Why He Rejects “Longevity” as the Main Goal
Perhaps the clearest thesis of the conversation is Garcia’s distinction between lifespan and healthspan.
“No, no. I think we need to be chasing our health… what I would call healthspanning.”
His aim is infirmity compression: push serious disability, frailty, and disease as far toward the end of life as possible, so that most years are lived in good physical and cognitive condition. The goal is not simply to add years, but to preserve function, independence, and quality of life for as long as possible.
That perspective was shaped partly by watching his mother live into her 90s with an intact mind but a severely deteriorated body and a long list of medications. Garcia believes movement, nutrition, sunlight exposure, body work, stress management, and other daily practices should be integrated long before old age arrives.
The healthspan-first model, Garcia argues for:
- Prioritize daily function and resilience over maximizing calendar years.
- Delay frailty, disability, and dependency as long as possible (“infirmity compression”).
- Use diagnostics, biomarkers, genetics, and imaging to detect problems earlier.
- Keep the foundation behavioral: movement, food quality, sleep, stress regulation, and social/emotional health.
- View longevity technologies as supplements to, not substitutes for, those foundations.
Aging Is Biological But Psychology Can Accelerate It
When Sam Tejada asked whether aging is more biological or psychological, Garcia answered: biological, but psychology can speed it up. Chronic stress, unresolved trauma, bitterness, and poor emotional regulation can become physiologic burdens. He argues that meditation, retreats, mindfulness training, and deliberate mental practices are not optional luxuries for high performers; they are part of health maintenance.
Garcia specifically praises Joe Dispenza retreats as structured opportunities to “take a break from yourself” and practice greater control over thought patterns and emotional reactions. Whether one agrees with every claim made in those communities or not, his broader point is that attention, stress regulation, and emotional habits have measurable health consequences.

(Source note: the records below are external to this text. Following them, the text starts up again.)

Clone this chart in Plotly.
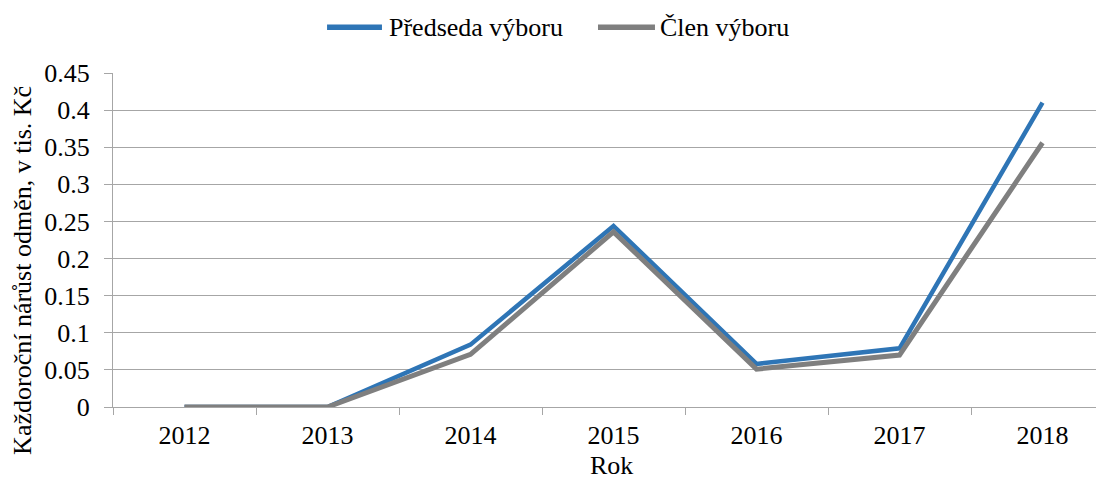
import plotly.graph_objects as go

years = ["2012", "2013", "2014", "2015", "2016", "2017", "2018"]
predseda = [0.0, 0.0, 0.084, 0.244, 0.058, 0.079, 0.410]
clen = [0.0, 0.0, 0.071, 0.236, 0.051, 0.070, 0.356]
y_ticks = [0, 0.05, 0.1, 0.15, 0.2, 0.25, 0.3, 0.35, 0.4, 0.45]
series_names = ["Předseda výboru", "Člen výboru"]
series_colors = ["#2E75B6", "#7F7F7F"]

FONT = "Liberation Serif"
GRID = "#A6A6A6"

fig = go.Figure()
fig.add_trace(go.Scatter(x=years, y=predseda, mode="lines", name=series_names[0],
                         line=dict(color=series_colors[0], width=4.5)))
fig.add_trace(go.Scatter(x=years, y=clen, mode="lines", name=series_names[1],
                         line=dict(color=series_colors[1], width=5)))

# manual legend (Excel-style long line keys)
legend_y = 1.137
legend_items = [(0.2160, 0.2714, 0.2765), (0.4894, 0.5469, 0.5500)]
shapes = []
annotations = []
for (x0, x1, xt), name, col in zip(legend_items, series_names, series_colors):
    shapes.append(dict(type="line", xref="paper", yref="paper", x0=x0, x1=x1,
                       y0=legend_y, y1=legend_y, line=dict(color=col, width=5.5)))
    annotations.append(dict(text=name, xref="paper", yref="paper", x=xt, y=legend_y,
                            xanchor="left", yanchor="middle", showarrow=False,
                            font=dict(family=FONT, size=26)))

annotations += [
    dict(text="Každoroční nárůst odměn, v tis. Kč", textangle=-90,
         xref="paper", yref="paper", x=-0.092, y=0.41,
         xanchor="center", yanchor="middle", showarrow=False,
         font=dict(family=FONT, size=26)),
    dict(text="Rok", xref="paper", yref="paper", x=0.5035, y=-0.174,
         xanchor="center", yanchor="middle", showarrow=False,
         font=dict(family=FONT, size=26)),
]

fig.update_layout(
    width=1104, height=478,
    margin=dict(l=105, r=8, t=65, b=79, autoexpand=False),
    paper_bgcolor="white", plot_bgcolor="white",
    font=dict(family=FONT, size=26, color="black"),
    showlegend=False,
    xaxis=dict(
        type="category", range=[-0.5, 6.43],
        showgrid=False, showline=True, linecolor=GRID, linewidth=1.3,
        ticks="outside", ticklen=7, tickcolor=GRID, tickson="boundaries",
        tickfont=dict(family=FONT, size=26), zeroline=False, ticklabelstandoff=5,
    ),
    yaxis=dict(
        range=[0, 0.45], tickvals=y_ticks, ticktext=[f"{v:g}" for v in y_ticks],
        showgrid=True, gridcolor=GRID, gridwidth=1.3,
        showline=True, linecolor=GRID, linewidth=1.3,
        ticks="outside", ticklen=8, tickcolor=GRID,
        tickfont=dict(family=FONT, size=26), zeroline=False, ticklabelstandoff=9,
    ),
    shapes=shapes,
    annotations=annotations,
)

fig.write_html("out.html")
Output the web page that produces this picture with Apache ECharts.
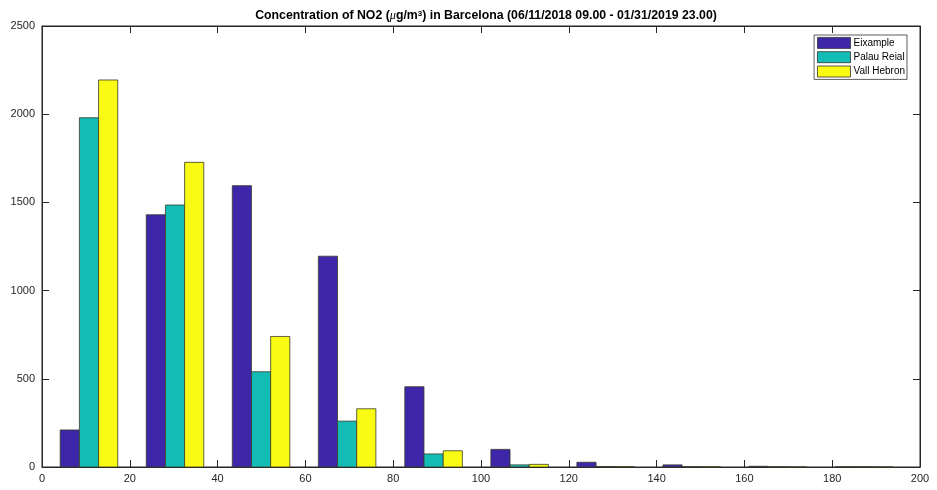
<!DOCTYPE html>
<html><head><meta charset="utf-8">
<script src="https://cdn.jsdelivr.net/npm/echarts@6/dist/echarts.min.js"></script>
<style>html,body{margin:0;padding:0;background:#fff}#c{width:937px;height:490px}</style>
</head><body><div id="c"></div>
<script>
const binCenters = [10.7, 30.3, 49.9, 69.5, 89.2, 108.8, 128.4, 148.0, 167.6, 187.3];
const seriesNames = ['Eixample', 'Palau Reial', 'Vall Hebron'];
const eixample   = [210, 1430, 1595, 1195, 455, 100, 27, 12, 4, 1];
const palauReial = [1980, 1485, 540, 260, 74, 12, 3, 2, 1, 1];
const vallHebron = [2194, 1727, 740, 330, 92, 15, 2, 1, 0, 0];
const colors = ['#3e26a8', '#13bdb6', '#f9fb15'];
const xTicks = [0, 20, 40, 60, 80, 100, 120, 140, 160, 180, 200];
const yTicks = [0, 500, 1000, 1500, 2000, 2500];

const barW = 4.37;
const allData = [eixample, palauReial, vallHebron];

function makeSeries(idx) {
  return {
    type: 'custom',
    name: seriesNames[idx],
    xAxisIndex: 0, yAxisIndex: 0,
    data: binCenters.map((c, i) => [c, allData[idx][i]]),
    itemStyle: { color: colors[idx] },
    renderItem: function (params, api) {
      const c = api.value(0), v = api.value(1);
      const x0 = c - 1.5 * barW + idx * barW;
      const p0 = api.coord([x0, v]);
      const p1 = api.coord([x0 + barW, 0]);
      return {
        type: 'rect',
        shape: { x: p0[0], y: p0[1], width: p1[0] - p0[0], height: p1[1] - p0[1] },
        style: { fill: colors[idx], stroke: '#3a3a2a', lineWidth: 0.8 }
      };
    }
  };
}

const axisFont = { fontFamily: 'Liberation Sans, Arial, sans-serif', fontSize: 11, color: '#262626' };
const lineStyle = { show: true, onZero: false, lineStyle: { color: '#262626' } };
const tickStyle = { show: true, inside: true, length: 7, lineStyle: { color: '#262626' } };
const chart = echarts.init(document.getElementById('c'), null, { renderer: 'canvas' });
chart.setOption({
  animation: false,
  backgroundColor: '#fff',
  title: {
    text: 'Concentration of NO2 ({mu|μ}g/m{sup|3}) in Barcelona (06/11/2018 09.00 - 01/31/2019 23.00)',
    left: 481, textAlign: 'center', top: 5,
    textStyle: {
      fontFamily: 'Liberation Sans, Arial, sans-serif', fontSize: 12.3, fontWeight: 'bold', color: '#000',
      rich: {
        mu: { fontSize: 12.3, fontStyle: 'italic', fontWeight: 'normal', fontFamily: 'Liberation Serif, serif' },
        sup: { fontSize: 8, fontWeight: 'bold', verticalAlign: 'top', lineHeight: 10, padding: [0, 0, 6, 0] }
      }
    }
  },
  legend: {
    right: 30, top: 35, orient: 'vertical',
    itemWidth: 33, itemHeight: 11, itemGap: 2.5,
    backgroundColor: '#fff', borderColor: '#333', borderWidth: 0.8,
    padding: [2, 2, 2, 3],
    textStyle: { fontFamily: 'Liberation Sans, Arial, sans-serif', fontSize: 10, lineHeight: 11, color: '#000', padding: [0, 0, 0, -2] },
    data: seriesNames.map((n, i) => ({ name: n, icon: 'rect', itemStyle: { color: colors[i], borderColor: '#333', borderWidth: 0.8 } }))
  },
  grid: { left: 42, right: 17, top: 26, bottom: 23, show: true, borderColor: '#262626', borderWidth: 1 },
  xAxis: [
    { type: 'value', min: 0, max: 200, interval: 20, position: 'bottom',
      axisLine: lineStyle, axisTick: tickStyle,
      axisLabel: Object.assign({ margin: 6, formatter: v => xTicks.includes(v) ? String(v) : '' }, axisFont),
      splitLine: { show: false } },
    { type: 'value', min: 0, max: 200, interval: 20, position: 'top',
      axisLine: lineStyle, axisTick: tickStyle,
      axisLabel: { show: false }, splitLine: { show: false } }
  ],
  yAxis: [
    { type: 'value', min: 0, max: 2500, interval: 500, position: 'left',
      axisLine: lineStyle, axisTick: tickStyle,
      axisLabel: Object.assign({ margin: 7, formatter: v => yTicks.includes(v) ? String(v) : '' }, axisFont),
      splitLine: { show: false } },
    { type: 'value', min: 0, max: 2500, interval: 500, position: 'right',
      axisLine: lineStyle, axisTick: tickStyle,
      axisLabel: { show: false }, splitLine: { show: false } }
  ],
  series: [makeSeries(0), makeSeries(1), makeSeries(2)]
});
</script></body></html>
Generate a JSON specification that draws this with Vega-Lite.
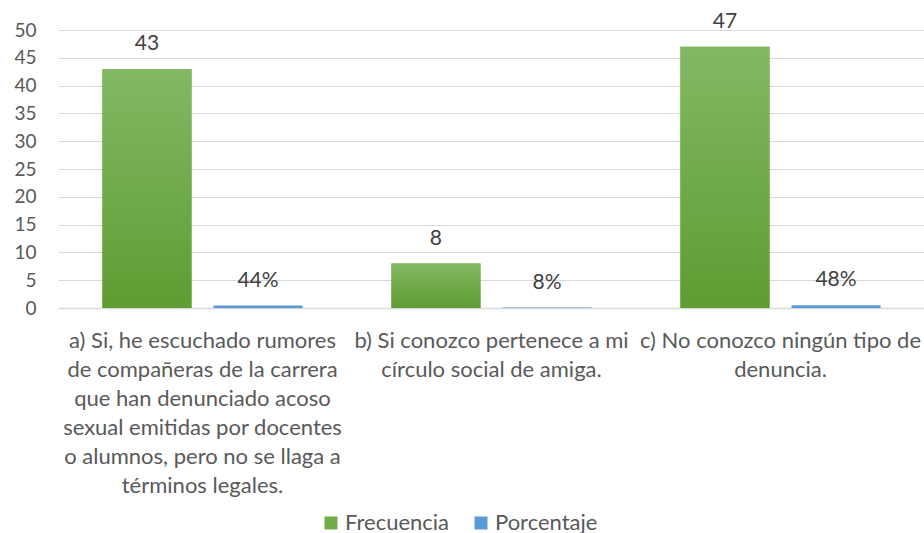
{
  "$schema": "https://vega.github.io/schema/vega-lite/v6.json",
  "width": 867,
  "height": 278,
  "autosize": {"type": "none"},
  "padding": {"left": 58, "top": 30, "right": 0, "bottom": 225},
  "background": "white",
  "config": {"view": {"stroke": null}, "font": "Lato"},
  "data": {
    "values": [
      {"cat": "a) Si, he escuchado rumores|de compañeras de la carrera|que han denunciado acoso|sexual emitidas por docentes|o alumnos, pero no se llaga a|términos legales.", "serie": "Frecuencia", "valor": 43, "label": "43"},
      {"cat": "a) Si, he escuchado rumores|de compañeras de la carrera|que han denunciado acoso|sexual emitidas por docentes|o alumnos, pero no se llaga a|términos legales.", "serie": "Porcentaje", "valor": 0.44, "label": "44%"},
      {"cat": "b) Si conozco pertenece a mi|círculo social de amiga.", "serie": "Frecuencia", "valor": 8, "label": "8"},
      {"cat": "b) Si conozco pertenece a mi|círculo social de amiga.", "serie": "Porcentaje", "valor": 0.08, "label": "8%"},
      {"cat": "c) No conozco ningún tipo de|denuncia.", "serie": "Frecuencia", "valor": 47, "label": "47"},
      {"cat": "c) No conozco ningún tipo de|denuncia.", "serie": "Porcentaje", "valor": 0.48, "label": "48%"}
    ]
  },
  "encoding": {
    "x": {
      "field": "cat",
      "type": "nominal",
      "sort": null,
      "title": null,
      "scale": {"paddingInner": 0, "paddingOuter": 0},
      "axis": {
        "labelAngle": 0,
        "labelExpr": "split(datum.label, '|')",
        "labelFont": "Lato",
        "labelFontSize": 22,
        "labelColor": "#595959",
        "labelLineHeight": 29,
        "labelPadding": 22,
        "labelLimit": 1000,
        "labelOverlap": false,
        "labelBound": false,
        "ticks": false,
        "domain": true,
        "domainColor": "#d9d9d9",
        "domainWidth": 1.5
      }
    },
    "xOffset": {
      "field": "serie",
      "type": "nominal",
      "sort": ["Frecuencia", "Porcentaje"],
      "scale": {"paddingInner": 0.198, "paddingOuter": 0.4}
    },
    "y": {
      "field": "valor",
      "type": "quantitative",
      "title": null,
      "scale": {"domain": [0, 50], "nice": false},
      "axis": {
        "values": [0, 5, 10, 15, 20, 25, 30, 35, 40, 45, 50],
        "grid": true,
        "gridColor": "#d9d9d9",
        "gridWidth": 1,
        "domain": false,
        "ticks": false,
        "labelFont": "Lato",
        "labelFontSize": 19,
        "labelColor": "#595959",
        "labelPadding": 22
      }
    }
  },
  "layer": [
    {
      "mark": {"type": "bar"},
      "encoding": {
        "color": {
          "field": "serie",
          "type": "nominal",
          "scale": {"domain": ["Frecuencia", "Porcentaje"], "range": ["#70ad47", "#5b9bd5"]},
          "legend": {
            "orient": "none",
            "legendX": 262,
            "legendY": 482,
            "direction": "horizontal",
            "title": null,
            "symbolType": "square",
            "symbolSize": 169,
            "symbolStrokeWidth": 0,
            "labelFont": "Lato",
            "labelFontSize": 22,
            "labelColor": "#595959",
            "labelOffset": 3,
            "columnPadding": 20
          }
        }
      }
    },
    {
      "transform": [{"filter": "datum.serie == 'Frecuencia'"}],
      "mark": {
        "type": "bar",
        "fill": {
          "gradient": "linear",
          "x1": 0, "y1": 0, "x2": 0, "y2": 1,
          "stops": [
            {"offset": 0, "color": "#82b864"},
            {"offset": 1, "color": "#5e9d32"}
          ]
        }
      },
      "encoding": {}
    },
    {
      "mark": {"type": "text", "baseline": "middle", "dy": -25, "font": "Lato", "fontSize": 21, "color": "#404040"},
      "encoding": {"text": {"field": "label"}}
    }
  ]
}
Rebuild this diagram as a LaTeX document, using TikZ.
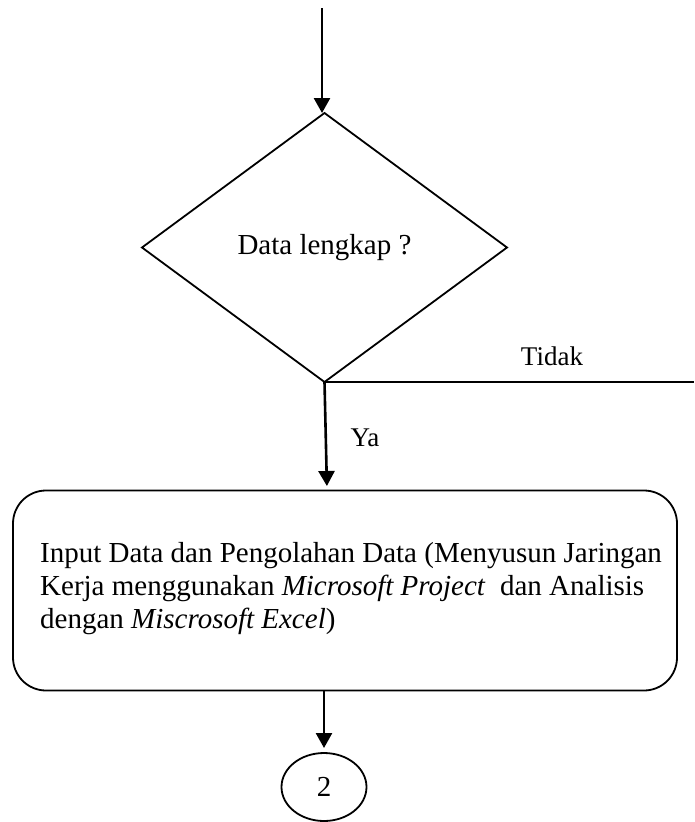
\documentclass[tikz,border=0pt]{standalone}
\usepackage{fontspec}
\setmainfont{Liberation Serif}
\usetikzlibrary{shapes.geometric,arrows.meta}
\begin{document}
\begin{tikzpicture}[x=1pt,y=-1pt,
  shapeline/.style={draw=black, line width=1.8pt, outer sep=0pt, inner sep=0pt},
  flow/.style={line width=2.6pt, -{Triangle[width=16pt,length=15pt]}},
  lbl/.style={font=\fontsize{27}{32}\selectfont, inner sep=0pt},
  bodytext/.style={font=\fontsize{29}{33}\selectfont, inner sep=0pt}]
\useasboundingbox (0,0) rectangle (694,822);
\fill[white] (0,0) rectangle (694,822);

% decision
\node[diamond, shapeline, minimum width=365pt, minimum height=269pt, bodytext] (dia) at (324.5,247.5) {Data lengkap ?};

% process box
\node[shapeline, rounded corners=33pt, minimum width=664pt, minimum height=200pt] (proc) at (345,590.5) {};
\node[bodytext, anchor=west, align=left] (proctext) at (40,589)
  {Input Data dan Pengolahan Data (Menyusun Jaringan\\
   Kerja menggunakan \textit{Microsoft Project}\ \ dan Analisis\\
   dengan \textit{Miscrosoft Excel})};

% connector
\node[ellipse, shapeline, minimum width=85pt, minimum height=68pt, bodytext] (circ) at (324,787) {2};

% arrows and lines
\coordinate (start) at (322,8);
\draw[flow] (start) -- (start |- dia.north);

\coordinate (tidakend) at (694,382);
\draw[line width=2.4pt] (dia.south) -- (tidakend);
\node[lbl, anchor=base] (tidak) at (552,365) {Tidak};

\coordinate (yaend) at (327,490);
\draw[flow, shorten >=4pt] (dia.south) -- (yaend);
\node[lbl, anchor=base] (ya) at (365,446) {Ya};

\draw[flow, shorten >=5pt] (circ.north |- proc.south) -- (circ.north);
\end{tikzpicture}
\end{document}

The Hidden Risk Among the Extremely Successful
After decades of working with wealthy clients, Garcia says the most surprising lesson is that money does not protect people from psychological instability. He recalls a billionaire client during the 2008 financial crisis who was visibly panicked after losing a fraction of his fortune. The episode reinforced his belief that emotional intelligence and ethical grounding matter as much as achievement.
In his view, many ambitious people end up on what he calls a hedonic treadmill: chasing status, recognition, and ever-larger goals while peace recedes into the distance. The corrective is not abandoning ambition but developing serenity, gratitude, awe, boundaries, and the ability to be comfortable with oneself.
His warning about biohacking culture
Garcia worries that people can accumulate more devices, therapies, IVs, saunas, cold plunges, and performance hacks without doing the deeper work of building character, regulating emotions, and cultivating peace of mind. The technology may make them feel better temporarily, but it cannot substitute for emotional development.